|English & Chinese
|Year of Publication
Birds are an intimate part of people's lives. Whether found in mountain forests or remote wetlands, encountered on walks in urban parks or along the road, or seen around people's homes, birds appear almost everywhere we look. As a result, an appreciation of our feathered friends naturally becomes a popular leisure activity among many people. In ancient times, painters frequently referred to birds by one of their most distinctive features--feathers. The National Palace Museum (NPM) houses more than two thousand paintings in its collection on the subject of birds done in various styles and formats.

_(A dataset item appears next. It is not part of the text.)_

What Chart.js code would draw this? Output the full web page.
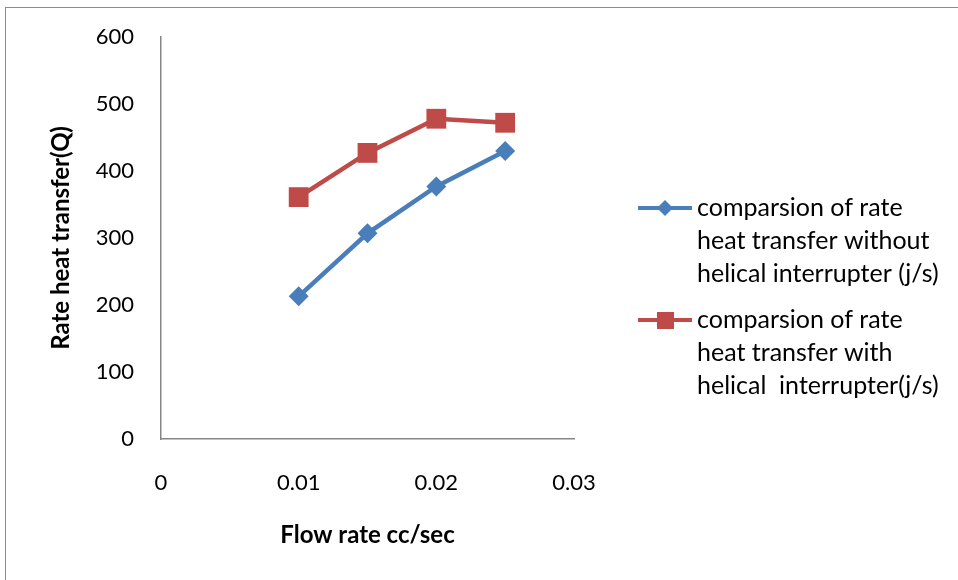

In the past, the NPM has hosted several special exhibitions focusing on birds, including Song Dynasty Bird-and-Flower Album Leaves in 1984, A Treasured Aviary: Birds in Chinese Paintings Through the Ages in 2001, and The Sound of Many Birds, the Moving Nature of Each: Bian Wenjin's 'Three Friends and a Hundred Birds' in 2010. As seen in those and the present display, many famous painters through the ages such as Huang Quan (fl. 903-965), Xu Chongsi (10th c.), Huichong (ca. 965-1017), Cui Bai (11th c.), Cui Que (11th c.), Li Anzhong (fl. 1119-1162), Li Di (12-13th c.), Ma Lin (ca. 1180-after 1256), and Wu Bing (12th c.) specialized in depicting birds and left behind masterpieces capturing the spirit and appearance of these marvelous animals, serving as most fitting reminders of their marvelous variety. This exhibition catalogue was published based on the special exhibition Of a Feather Flocking Together: Birds, Flowers, and Fruit in Melodic Harmony and presents a selection of 31 works/sets of birds. The works, which date from the Song, Yuan, Ming, and Qing dynasties up to modern times, can be divided into the categories of "Ripe Fruit Beckon Birds" and "Birds Sing of Floral Fragrance." Also on display in the exhibition catalogue are photographs of the birds, allowing audiences to closely compare images of the brush and camera to see how artists over the centuries observed the world of birds with great detail. In their quest to overcome the constraints of formal likeness, artists used brush and ink to engage in a dialogue with their myriad surroundings to express the emotions and creativity of heart and mind.